Não se esqueça, ainda conversávamos em alemão. 
Nessa hora fiquei lá fora mesmo, enquanto meus amigos me chamavam de maluco. Bêbado e dando trela para gente de rua.

O último contato que ele teve com sua família alemã havia sido em 1998.
Perguntei se ele gostaria de falar com eles, ou se havia fechado as portas, e ele pensou. Olhou para o chão e expressou que achava que sim. Não estava certo, mas aquela questão o fez refletir.
Comunicou que já havia se desculpado com seu irmão não muito tempo atrás, e que estava disposto de alguma forma a agradecer os seus pais adotivos. Pedir perdão. Mostrar que eles haviam se tornado avós.

Meus amigos tinham desistido de mim, já que muito provavelmente a conversa tenha se alongado por mais de hora, não sei dizer.  Eu me encontrava sentado no chão nesse momento, já que a rua era mais baixa que os paralelepípedos da calçada onde eu estava, e eu queria falar com ele no mesmo nível, pelo menos do olhar.
Quis saber como entraria em contato com ele, pois tentaria encontrar sua família, e ele disse que não tinha celular, nem casa, com um sorriso no rosto. Porém um dono de abrigo o conhecia, tinha seus dados e sabia onde seus pais estavam, e também onde o chamar posteriormente.
De cabeça ele começou a enunciar um número telefônico. Repetiu-o, atrelando a um nome alemão, e bem anotado no meu celular, prometi que no dia seguinte, assim que me recuperasse, telefonaria para esse homem e ajudaria a organizar essa conversa. 

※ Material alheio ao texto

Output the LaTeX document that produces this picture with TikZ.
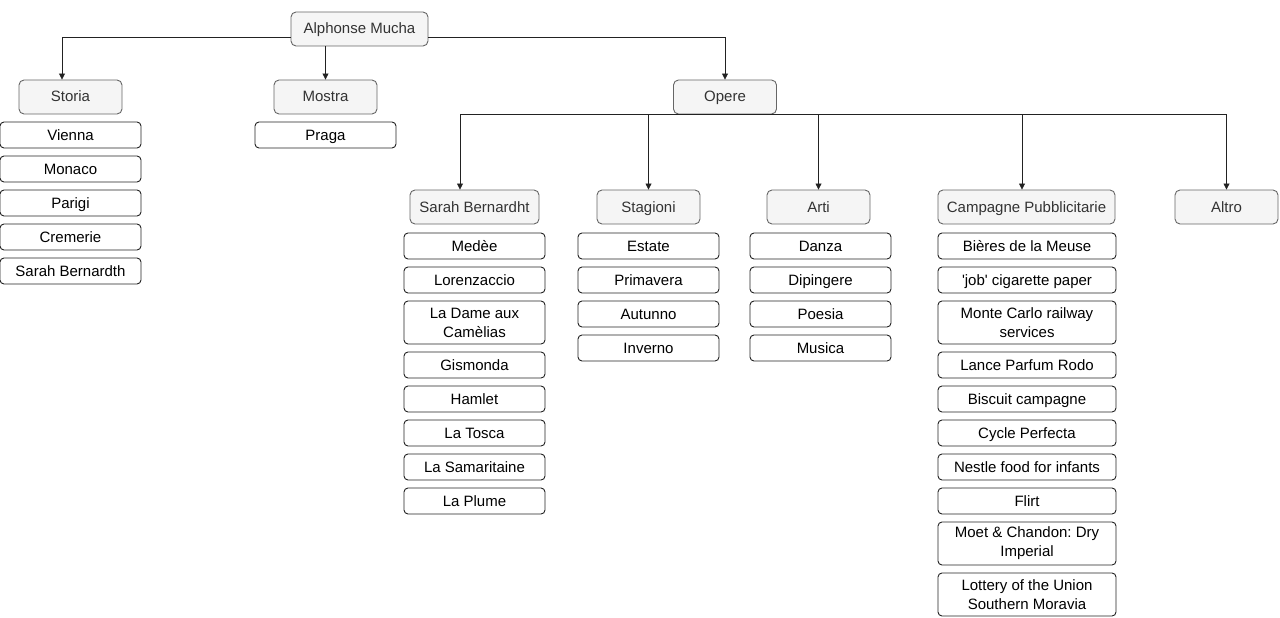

Eu queria abraçá-lo, mas a grade não permitia. Dei a ele alguns trocados que tinha no bolso, e em alemão desejamos felicidade um para o outro, exaltando a “coincidência” na junção dos caminhos das nossas vidas, mesmo que tão distantes.

Na tarde seguinte, já recomposto, busquei na agenda o número e pressionei o botão verde na tela trincada do meu celular para completar a ligação. 
Tocava, tocava e nada. Ninguém atendia. Talvez por causa de ser domingo. Mas isso se repetiu na segunda, terça e quarta. Dei folga e retomei na sexta. Também sem retorno Continuei por mais algumas semanas.
O número talvez estivesse errado, e na madrugada alcóolica não havia como confirmá-lo. 

Nunca consegui entrar em contato com essa pessoa novamente. E sinto que de certa forma falhei.
Prometi algo que talvez nunca conseguirei cumprir. Porém prefiro pensar que ele tenha conseguido de alguma outra forma atingir aquilo tudo que me contou, e o agradeço mentalmente por me mostrar que civilidade não está sempre debaixo de um terno bem alinhado.